— Start Entries —

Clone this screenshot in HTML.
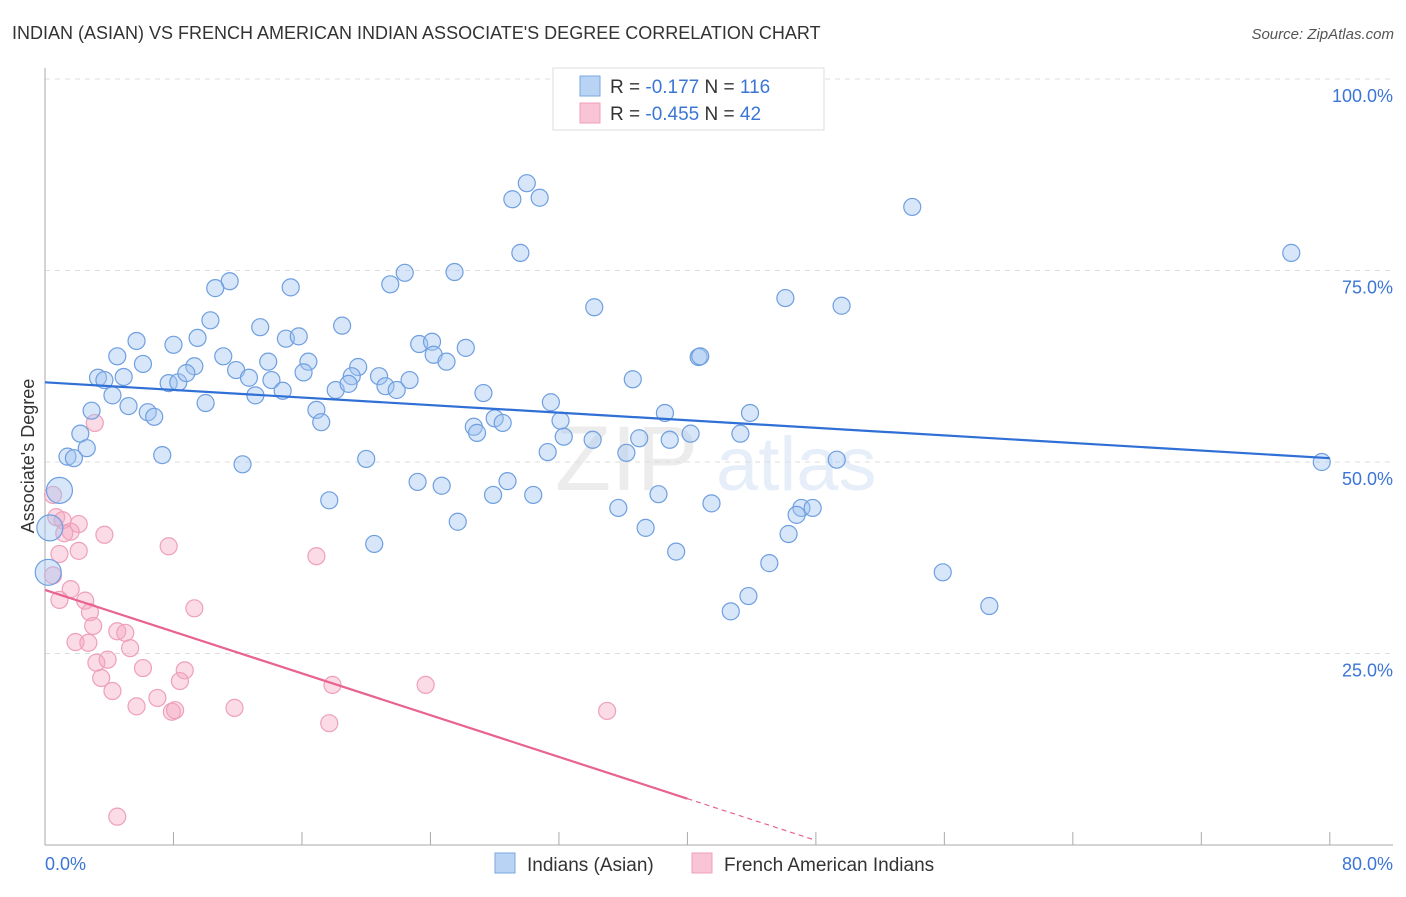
<!DOCTYPE html>
<html><head><meta charset="utf-8"><style>
body{margin:0;background:#fff;font-family:"Liberation Sans",sans-serif;}
svg text{font-family:"Liberation Sans",sans-serif;}
</style></head><body>
<svg id="chart" width="1406" height="892" xmlns="http://www.w3.org/2000/svg">
<text x="12" y="39" font-size="18" fill="#333">INDIAN (ASIAN) VS FRENCH AMERICAN INDIAN ASSOCIATE'S DEGREE CORRELATION CHART</text>
<text x="1394" y="39" font-size="15" fill="#555" text-anchor="end" font-style="italic">Source: ZipAtlas.com</text>
<g opacity="0.13"><text x="555" y="490" font-size="92" font-family="Liberation Serif" fill="#777">ZIP</text><text x="716" y="490" font-size="76" fill="#4a7fd4">atlas</text></g>
<g id="grid"></g>
<g id="axes"></g>
<g id="marks"></g>
<text transform="translate(34,456) rotate(-90)" font-size="18" fill="#333" text-anchor="middle">Associate's Degree</text>
<g>
<rect x="553" y="68" width="271" height="62" fill="#fff" stroke="#ddd"/>
<rect x="580" y="76" width="20" height="20" fill="#b9d3f5" stroke="#7aa7e0"/>
<rect x="580" y="103" width="20" height="20" fill="#f9c5d6" stroke="#f0a0bb"/>
<text x="610" y="93" font-size="19" fill="#333">R = <tspan fill="#3b76d6">-0.177</tspan>   N = <tspan fill="#3b76d6">116</tspan></text>
<text x="610" y="120" font-size="19" fill="#333">R = <tspan fill="#3b76d6">-0.455</tspan>   N =  <tspan fill="#3b76d6">42</tspan></text>
</g>
<g>
<rect x="495" y="853" width="20" height="20" fill="#b9d3f5" stroke="#7aa7e0"/>
<text x="527" y="871" font-size="19" fill="#333">Indians (Asian)</text>
<rect x="692" y="853" width="20" height="20" fill="#f9c5d6" stroke="#f0a0bb"/>
<text x="724" y="871" font-size="19" fill="#333">French American Indians</text>
</g>
</svg>
<script>
const blueX=[30.0,29.1,30.8,29.6,54.0,77.6,11.5,10.6,15.3,22.4,21.5,25.5,34.2,46.1,49.6,10.3,13.4,5.7,8.0,9.5,15.0,15.8,18.5,23.3,24.1,24.2,25.0,26.2,4.5,6.1,9.3,11.1,11.9,13.9,16.4,16.1,19.5,19.1,20.8,3.3,3.7,4.9,7.7,8.3,8.8,12.7,14.1,14.8,13.1,18.1,18.9,21.2,21.9,22.7,36.6,40.7,40.8,4.2,10.0,27.3,2.9,5.2,6.4,6.8,16.9,17.2,31.5,28.0,28.5,26.7,26.9,32.1,32.3,34.1,37.0,38.9,38.6,40.2,43.3,43.9,49.3,79.5,2.2,2.6,1.4,1.8,7.3,12.3,20.0,31.3,36.2,0.9,17.7,23.2,24.7,28.8,27.9,30.4,38.2,41.5,35.7,47.1,47.8,46.8,37.4,25.7,20.5,39.3,46.3,45.1,55.9,58.8,42.7,43.8,0.3,0.2];
const blueY=[86.4,84.3,84.5,77.3,83.3,77.3,73.6,72.7,72.8,74.7,73.2,74.8,70.2,71.4,70.4,68.5,67.6,65.8,65.3,66.2,66.1,66.4,67.8,65.4,65.7,64.0,63.1,64.9,63.8,62.8,62.5,63.8,62.0,63.1,63.1,61.7,62.4,61.2,61.2,61.0,60.7,61.1,60.3,60.4,61.6,61.0,60.7,59.3,58.7,59.4,60.2,59.9,59.4,60.7,60.8,63.7,63.8,58.7,57.7,59.0,56.7,57.3,56.5,55.9,56.8,55.2,57.8,55.7,55.1,54.6,53.8,55.4,53.3,52.9,53.1,52.9,56.4,53.7,53.7,56.4,50.3,50.0,53.7,51.8,50.7,50.5,50.9,49.7,50.4,51.3,51.2,46.3,45.0,47.4,46.9,47.5,45.7,45.7,45.8,44.6,44.0,44.0,44.0,43.1,41.4,42.2,39.3,38.3,40.6,36.8,35.6,31.2,30.5,32.5,41.4,35.6];
const blueBig=[91,114,115];
const pinkX=[3.1,0.5,0.7,1.1,2.1,1.6,1.2,0.9,2.1,3.7,7.7,16.9,1.6,0.9,2.5,2.8,9.3,3.0,4.5,5.0,1.9,2.7,5.3,3.2,3.9,6.1,8.7,3.5,8.4,4.2,7.0,5.7,7.9,8.1,11.8,17.9,23.7,35.0,17.7,4.5,0.5];
const pinkY=[55.1,45.7,42.8,42.4,41.9,40.9,40.7,38.0,38.4,40.5,39.0,37.7,33.4,32.0,31.9,30.4,30.9,28.6,27.9,27.7,26.5,26.4,25.7,23.8,24.2,23.1,22.8,21.8,21.4,20.1,19.2,18.1,17.4,17.6,17.9,20.9,20.9,17.5,15.9,3.7,35.2];
const yTicks=[25,50,75,100];
const yTickLabels=["25.0%","50.0%","75.0%","100.0%"];
const xTicks=[0,8,16,24,32,40,48,56,64,72,80];
const blueTrend=[60.4,50.5];
const pinkTrend=[33.3,0.6];
const pinkSolidEnd=40;

const NS="http://www.w3.org/2000/svg";
const sx=v=>45+v*16.06, sy=v=>845-v*7.66;
function mk(tag,attrs,parent){const e=document.createElementNS(NS,tag);for(const k in attrs)e.setAttribute(k,attrs[k]);parent.appendChild(e);return e;}
const grid=document.getElementById('grid'),axes=document.getElementById('axes'),marks=document.getElementById('marks');
yTicks.forEach((t,i)=>{
 const l=mk('line',{x1:45,x2:1393,y1:sy(t),y2:sy(t),stroke:'#ddd','stroke-dasharray':'5,5'},grid);
 
 
 const tx=mk('text',{x:1393,y:sy(t)+23,'font-size':18,fill:'#3b76d6','text-anchor':'end'},axes);
 tx.textContent=yTickLabels[i];
 
 
});
mk('line',{x1:45,x2:45,y1:68,y2:845,stroke:'#aaa'},axes);
mk('line',{x1:45,x2:1393,y1:845,y2:845,stroke:'#aaa'},axes);
xTicks.forEach(t=>{
 const l=mk('line',{x1:sx(t),x2:sx(t),y1:832,y2:845,stroke:'#aaa'},axes);
 
 
});
const x0=mk('text',{x:45,y:870,'font-size':18,fill:'#3b76d6'},axes);x0.textContent='0.0%';


const x1=mk('text',{x:1393,y:870,'font-size':18,fill:'#3b76d6','text-anchor':'end'},axes);x1.textContent='80.0%';



pinkX.forEach((x,i)=>{
 const c=mk('circle',{cx:sx(x),cy:sy(pinkY[i]),r:8.5,fill:'rgba(245,165,192,0.4)',stroke:'#eea0ba','stroke-width':1.2},marks);
 
 
});
blueX.forEach((x,i)=>{
 const big=blueBig.includes(i);
 const c=mk('circle',{cx:sx(x),cy:sy(blueY[i]),r:big?13:8.5,fill:'rgba(160,195,240,0.42)',stroke:'#6f9fe0','stroke-width':1.2},marks);
 
 
});
const bl=mk('line',{x1:sx(0),y1:sy(blueTrend[0]),x2:sx(80),y2:sy(blueTrend[1]),stroke:'#2f6fd6','stroke-width':2.2},marks);


const slope=(pinkTrend[1]-pinkTrend[0])/48;
const pl=mk('line',{x1:sx(0),y1:sy(pinkTrend[0]),x2:sx(pinkSolidEnd),y2:sy(pinkTrend[0]+slope*pinkSolidEnd),stroke:'#e8638f','stroke-width':2.2},marks);


const pd=mk('line',{x1:sx(pinkSolidEnd),y1:sy(pinkTrend[0]+slope*pinkSolidEnd),x2:sx(48),y2:sy(pinkTrend[1]),stroke:'#e8638f','stroke-width':1.2,'stroke-dasharray':'5,4'},marks);


</script>
</body></html>
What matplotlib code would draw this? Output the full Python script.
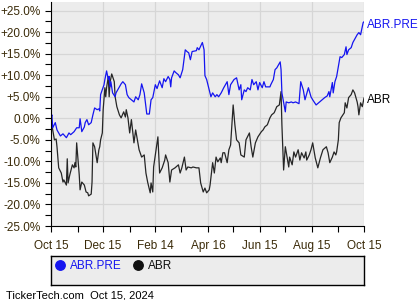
import pandas as pd
import matplotlib.pyplot as plt
from matplotlib.ticker import FuncFormatter, MultipleLocator
from matplotlib.lines import Line2D

START = pd.Timestamp("2023-10-15")

# days after Oct 15 2023, % change
pre_days = [0, 1, 2, 5, 7, 11, 14, 18, 21, 23, 27, 30, 33, 34, 35, 36, 39, 40, 42, 44,
            47, 49, 51, 54, 56, 57, 58, 62, 63, 65, 67, 68, 69, 70, 72, 75, 76, 78, 82, 84,
            87, 89, 91, 94, 97, 99, 102, 104, 106, 109, 111, 112, 115, 117, 119, 122, 124, 127, 130, 132,
            134, 137, 139, 140, 141, 144, 146, 149, 151, 154, 157, 159, 161, 163, 165, 170, 171, 173, 177, 179,
            180, 182, 185, 187, 189, 192, 194, 196, 199, 202, 206, 208, 210, 214, 217, 220, 222, 223, 226, 228,
            230, 233, 235, 237, 240, 242, 244, 247, 249, 251, 254, 256, 257, 260, 262, 264, 268, 269, 270, 274,
            275, 278, 281, 283, 286, 290, 292, 295, 297, 301, 304, 306, 310, 313, 317, 320, 323, 325, 326, 329,
            330, 332, 334, 336, 338, 340, 343, 345, 346, 348, 351, 353, 355, 358, 360, 362, 365, 366]
pre_vals = [0.0, 0.8, -2.2, -1.0, -2.7, -4.1, -3.6, -4.5, -3.4, -3.8, -3.1, -2.2, -2.2, -0.1, -1.5, -3.1, -2.0, -1.0, -0.3, -1.5,
            -1.0, 0.8, 2.4, 2.0, 2.2, 1.7, 5.5, 7.8, 9.0, 11.0, 9.0, 9.7, 7.3, 8.5, 5.9, 5.0, 5.9, 6.6, 8.0, 8.5,
            7.8, 5.5, 4.8, 4.3, 3.8, 5.0, 4.3, 5.5, 8.0, 5.9, 2.7, 1.0, 1.0, 4.3, 4.8, 7.8, 6.9, 8.7, 7.1, 9.2,
            8.5, 9.7, 9.0, 7.3, 9.4, 11.0, 10.6, 10.1, 9.4, 11.3, 15.9, 15.5, 15.2, 13.6, 15.5, 15.7, 16.4, 15.9, 17.6, 15.9,
            9.9, 9.0, 6.6, 5.0, 5.9, 5.0, 5.5, 5.0, 5.9, 7.1, 8.5, 5.5, 7.8, 9.0, 9.4, 6.6, 7.8, 4.3, 6.6, 6.2,
            7.1, 6.6, 9.0, 7.8, 8.5, 6.6, 8.3, 7.1, 8.5, 7.3, 7.3, 7.3, 7.8, 9.0, 11.3, 11.7, 13.1, 11.3, 5.9, 1.5,
            3.8, 3.6, 3.8, 3.6, 3.8, 3.4, 8.5, 6.6, 4.3, 7.1, 5.0, 4.3, 3.1, 3.6, 4.3, 4.8, 5.2, 6.2, 5.0, 8.3,
            5.9, 8.5, 9.7, 12.0, 14.3, 14.1, 14.8, 16.6, 14.8, 15.9, 16.4, 17.6, 18.3, 19.4, 19.9, 19.4, 22.2, 22.4]

abr_days = [0, 2, 4, 6, 7, 9, 12, 14, 15, 18, 19, 20, 22, 25, 27, 28, 29, 30, 33, 34,
            36, 39, 41, 43, 44, 47, 48, 49, 51, 54, 56, 57, 58, 60, 61, 63, 64, 65, 67, 68,
            69, 71, 74, 75, 77, 80, 82, 85, 87, 88, 90, 92, 94, 97, 99, 101, 103, 106, 109, 111,
            113, 116, 117, 119, 120, 124, 125, 127, 130, 133, 134, 137, 139, 141, 145, 149, 151, 153, 156, 158,
            160, 164, 166, 170, 173, 175, 178, 180, 182, 185, 186, 189, 191, 193, 195, 198, 199, 201, 203, 206,
            208, 210, 213, 215, 217, 220, 222, 226, 228, 232, 234, 236, 239, 242, 246, 248, 250, 253, 256, 258,
            261, 264, 267, 269, 270, 272, 274, 276, 278, 279, 282, 284, 286, 289, 291, 293, 296, 298, 299, 302,
            304, 306, 309, 312, 315, 318, 322, 324, 326, 329, 331, 333, 334, 336, 337, 339, 343, 344, 346, 348,
            351, 353, 355, 358, 359, 360, 362, 364, 366]
abr_vals = [0.0, -2.7, -5.0, -4.8, -6.6, -11.5, -12.7, -14.8, -14.3, -15.5, -9.4, -15.0, -13.1, -10.8, -11.5, -10.3, -11.3, -5.7, -13.1, -16.6,
            -14.8, -15.5, -17.1, -17.3, -18.0, -17.6, -14.8, -5.7, -6.6, -10.3, -7.3, -6.6, -5.0, -3.4, 2.0, 7.1, 5.0, 7.1, 9.7, 5.0,
            8.3, 10.3, 8.5, 5.0, 2.7, 0.8, 0.1, 1.5, 0.3, 2.0, 0.1, -3.4, -0.3, -5.7, -2.7, -5.0, -7.3, -9.0, -8.5, -12.7,
            -14.8, -17.3, -15.0, -17.1, -11.3, -5.7, -4.3, -12.7, -11.5, -9.7, -8.5, -10.3, -14.8, -12.0, -11.5, -10.8, -12.7, -11.5, -9.0, -12.0,
            -11.3, -11.5, -11.3, -11.5, -11.5, -15.0, -17.1, -16.2, -17.3, -16.6, -15.5, -10.3, -12.7, -9.0, -10.1, -9.2, -10.3, -8.0, -8.0, -10.3,
            -7.3, -6.2, 3.1, -1.5, -5.0, -5.7, -8.5, -9.0, -5.0, -3.4, -6.6, -9.0, -5.7, -4.3, -3.1, -2.7, -2.0, -1.5, 0.1, 0.8,
            1.3, 2.7, 3.1, 6.2, -1.5, -12.0, -6.6, -9.0, -11.3, -9.0, -10.8, -7.8, -9.0, -7.3, -9.7, -8.0, -9.2, -7.8, -9.7, -8.5,
            -7.3, -5.7, -9.2, -11.5, -9.2, -7.3, -6.6, -8.0, -10.3, -9.0, -7.8, -8.5, -7.8, -5.0, -1.0, 0.1, 1.3, 3.6, 2.4, 4.8,
            5.5, 6.6, 5.9, 3.8, 2.7, 0.8, 3.6, 2.7, 4.7]

tick_dates = ["2023-10-15", "2023-12-15", "2024-02-14", "2024-04-16",
              "2024-06-15", "2024-08-15", "2024-10-15"]
minor_dates = ["2023-11-15", "2024-01-15", "2024-03-15", "2024-05-15",
               "2024-07-15", "2024-09-15"]

pre_x = START + pd.to_timedelta(pre_days, unit="D")
abr_x = START + pd.to_timedelta(abr_days, unit="D")

label_color = "#3a2a08"
blue = "#1515f0"
dark = "#262626"

plt.rcParams["font.family"] = ["Liberation Sans", "DejaVu Sans"]

fig = plt.figure(figsize=(4.2, 3.0), dpi=100)
ax = fig.add_axes([51 / 420, 74 / 300, 313 / 420, 224 / 300])
ax.set_facecolor("#ececec")

ax.plot(abr_x, abr_vals, color=dark, lw=0.9)
ax.plot(pre_x, pre_vals, color=blue, lw=0.9)

ax.set_xlim(pd.Timestamp(tick_dates[0]), pd.Timestamp(tick_dates[-1]))
ax.set_ylim(-25, 27)

ax.set_xticks(pd.to_datetime(tick_dates))
ax.set_xticklabels([pd.Timestamp(d).strftime("%b %d").replace(" 0", " ") for d in tick_dates])
ax.set_xticks(pd.to_datetime(minor_dates), minor=True)
ax.yaxis.set_major_locator(MultipleLocator(5))
ax.yaxis.set_minor_locator(MultipleLocator(2.5))
ax.yaxis.set_major_formatter(FuncFormatter(lambda v, p: f"{v:+.1f}%" if abs(v) > 1e-9 else "0.0%"))

ax.grid(True, which="major", color="#d6d6d6", lw=0.9)
ax.set_axisbelow(True)
for s in ["top", "right"]:
    ax.spines[s].set_visible(False)
ax.spines["left"].set_color("black")
ax.spines["bottom"].set_color("black")
ax.tick_params(which="both", direction="out", length=4, width=0.8, color="black",
               labelcolor=label_color, labelsize=8.5)
ax.tick_params(axis="x", pad=6)

# end labels
ax.annotate("ABR.PRE", (1, pre_vals[-1]), xycoords=("axes fraction", "data"),
            xytext=(2, -2), textcoords="offset points", color=blue, fontsize=8.5,
            va="center", ha="left", annotation_clip=False)
ax.annotate("ABR", (1, abr_vals[-1]), xycoords=("axes fraction", "data"),
            xytext=(2, -1.5), textcoords="offset points", color="black", fontsize=8.5,
            va="center", ha="left", annotation_clip=False)

# legend box
lax = fig.add_axes([51 / 420, 15 / 300, 313 / 420, 29 / 300])
lax.set_facecolor("#ececec")
lax.set_xticks([])
lax.set_yticks([])
for s in lax.spines.values():
    s.set_color("black")
    s.set_linewidth(1.0)
handles = [Line2D([], [], marker="o", ls="", color=blue, markersize=6.8),
           Line2D([], [], marker="o", ls="", color="#111111", markersize=6.8)]
leg = lax.legend(handles, ["ABR.PRE", "ABR"], loc="center left", bbox_to_anchor=(0.014, 0.66),
                 ncol=2, frameon=False, fontsize=8.5, handlelength=0.8, handletextpad=0.4,
                 columnspacing=1.05, borderaxespad=0.0, borderpad=0.0)
leg.get_texts()[0].set_color(blue)
leg.get_texts()[1].set_color("#111111")

fig.text(6 / 420, 5 / 300, "TickerTech.com  Oct 15, 2024", fontsize=8, color="black",
         ha="left", va="center")

fig.savefig("out.png", dpi=100)
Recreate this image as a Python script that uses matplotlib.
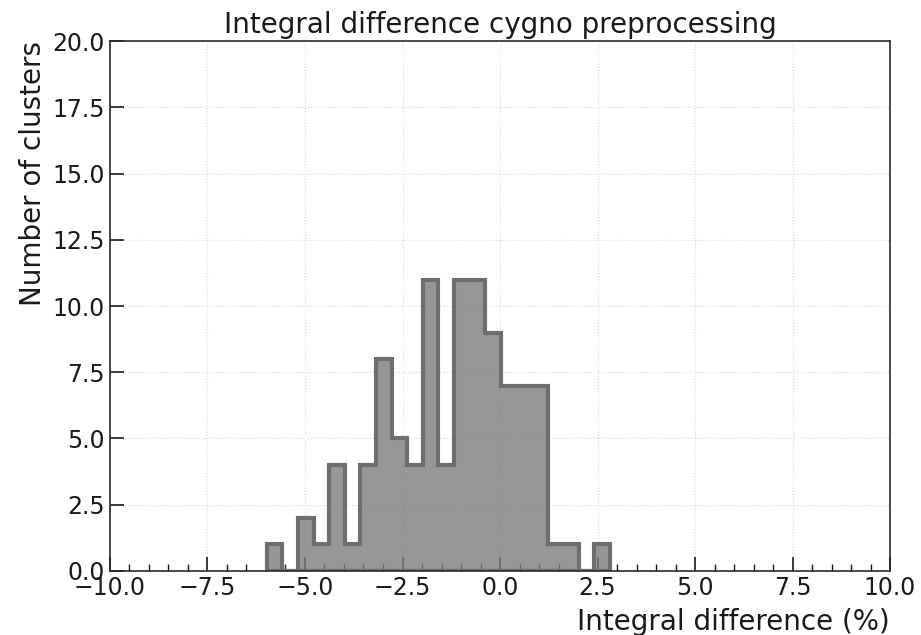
import numpy as np
import matplotlib
matplotlib.use("Agg")
import matplotlib.pyplot as plt
from matplotlib.ticker import MultipleLocator

# Histogram of integral differences (%) between cygno preprocessing outputs
bin_low = -5.98
bin_high = 2.82
n_bins = 22
counts = [1, 0, 2, 1, 4, 1, 4, 8, 5, 4, 11, 4, 11, 11, 9, 7, 7, 7, 1, 1, 0, 1]

edges = np.linspace(bin_low, bin_high, n_bins + 1)
centers = 0.5 * (edges[:-1] + edges[1:])

fig = plt.figure(figsize=(9.21, 6.35), dpi=100)
ax = fig.add_axes([0.1194, 0.1008, 0.8470, 0.8346])

ax.grid(True, linestyle=":", color="#d4d4d4", linewidth=0.8, zorder=0)
ax.set_axisbelow(True)

ax.hist(centers, bins=edges, weights=counts, histtype="stepfilled",
        facecolor=(0.49, 0.49, 0.49, 0.8), edgecolor="#6e6e6e", linewidth=3,
        zorder=2)

ax.set_xlim(-10, 10)
ax.set_ylim(0, 20)
ax.xaxis.set_major_locator(MultipleLocator(2.5))
ax.xaxis.set_minor_locator(MultipleLocator(0.5))
ax.yaxis.set_major_locator(MultipleLocator(2.5))
ax.xaxis.set_major_formatter(plt.FuncFormatter(lambda v, p: f"{v:.1f}".replace("-", "\u2212")))
ax.yaxis.set_major_formatter(plt.FuncFormatter(lambda v, p: f"{v:.1f}"))

ax.tick_params(axis="both", which="major", direction="in", length=10,
               width=1.2, labelsize=17, top=False, right=False,
               labelcolor="#1a1a1a", color="#1a1a1a")
ax.tick_params(axis="x", which="minor", direction="in", length=5, width=1,
               color="#1a1a1a")
ax.tick_params(axis="y", which="minor", left=False)

for s in ax.spines.values():
    s.set_color("#2a2a2a")
    s.set_linewidth(1.2)

ax.set_title("Integral difference cygno preprocessing", fontsize=20,
             color="#1a1a1a")
ax.set_xlabel("Integral difference (%)", fontsize=20, loc="right",
              color="#1a1a1a", labelpad=6)
ax.set_ylabel("Number of clusters", fontsize=20, loc="top", color="#1a1a1a")

fig.savefig("out.png", dpi=100)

— End Entries —

** Given problem **
Skip the pictures and repeat, word for word, the lines from the one containing "Recreate this image" to the one containing "s.set_linewidth(1.2)", keeping both of those lines.

** Answer to this exercise **
Recreate this image as a Python script that uses matplotlib.
import numpy as np
import matplotlib
matplotlib.use("Agg")
import matplotlib.pyplot as plt
from matplotlib.ticker import MultipleLocator

# Histogram of integral differences (%) between cygno preprocessing outputs
bin_low = -5.98
bin_high = 2.82
n_bins = 22
counts = [1, 0, 2, 1, 4, 1, 4, 8, 5, 4, 11, 4, 11, 11, 9, 7, 7, 7, 1, 1, 0, 1]

edges = np.linspace(bin_low, bin_high, n_bins + 1)
centers = 0.5 * (edges[:-1] + edges[1:])

fig = plt.figure(figsize=(9.21, 6.35), dpi=100)
ax = fig.add_axes([0.1194, 0.1008, 0.8470, 0.8346])

ax.grid(True, linestyle=":", color="#d4d4d4", linewidth=0.8, zorder=0)
ax.set_axisbelow(True)

ax.hist(centers, bins=edges, weights=counts, histtype="stepfilled",
        facecolor=(0.49, 0.49, 0.49, 0.8), edgecolor="#6e6e6e", linewidth=3,
        zorder=2)

ax.set_xlim(-10, 10)
ax.set_ylim(0, 20)
ax.xaxis.set_major_locator(MultipleLocator(2.5))
ax.xaxis.set_minor_locator(MultipleLocator(0.5))
ax.yaxis.set_major_locator(MultipleLocator(2.5))
ax.xaxis.set_major_formatter(plt.FuncFormatter(lambda v, p: f"{v:.1f}".replace("-", "\u2212")))
ax.yaxis.set_major_formatter(plt.FuncFormatter(lambda v, p: f"{v:.1f}"))

ax.tick_params(axis="both", which="major", direction="in", length=10,
               width=1.2, labelsize=17, top=False, right=False,
               labelcolor="#1a1a1a", color="#1a1a1a")
ax.tick_params(axis="x", which="minor", direction="in", length=5, width=1,
               color="#1a1a1a")
ax.tick_params(axis="y", which="minor", left=False)

for s in ax.spines.values():
    s.set_color("#2a2a2a")
    s.set_linewidth(1.2)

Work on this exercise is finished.